The rich versus the king paradigm in founders dilemmas
Businesses start with the major aim of making profits. This opportunity provides a motivation to people to produce goods and services. However, another motivation to start a business is the control motive. An entrepreneur’s strategic choices can be affected by the trade-off between financial gains and decision-making control. The financial gains represent the rich while keeping decision-making control represents the king. Firms pursuing multiple strategies may be stuck in the middle. According to Noam Wasserman, entrepreneurs who make strategic choices in line with their motivation have a higher chance of achieving the motivation. Therefore, entrepreneurs who make choices as per the profit motive become rich while those who make choices as per the control motive become kings. The dilemma here is whether the entrepreneur should focus on the profit motive or the control motive (Smith, 1991).
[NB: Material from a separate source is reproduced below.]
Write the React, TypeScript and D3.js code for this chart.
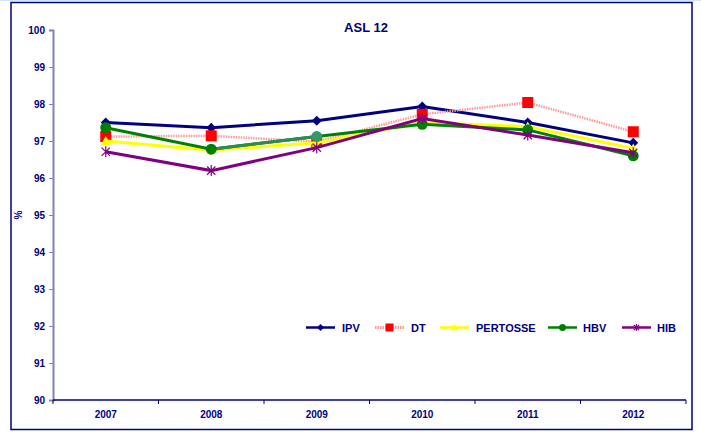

The personal profit motive drives the private enterprises and new ventures focus on this. To resolve this dilemma, challenges involved in assembling resources for the new business should be emphasized. Although the entrepreneur may be ready to control the resources necessary for the new business, they must acquire resources from outside. The more the resources the new venture gains, the better the competitive position. The major resources are the human resources and financial resources. According to my opinion, these two motives are inseparable. This is because to earn profits, resources must be controlled properly. If this is not done then misuse of resources occurs and the firm may incur extra costs that are not necessary. Therefore, a firm should focus on becoming rich and king because both are interrelated and lead to business success (Smith, 1991).
References
Barrow, C. (2005). Enterprise development: The challenges of starting, growing and selling businesses. London: Thomson.
Moore, C. W., & Longenecker, J. G. (2008). Managing small business: An entrepreneurial emphasis. Australia: South-Western/Cengage Learning.
Pradhan, S., & Pradhan, S. (2009). Retailing management: Text and cases. New Delhi, India: Tata Mcgraw-Hill Education Pvt. Ltd.
Smith, A. (1991 ed.). The Wealth of Nations. London, Everyman’s Library.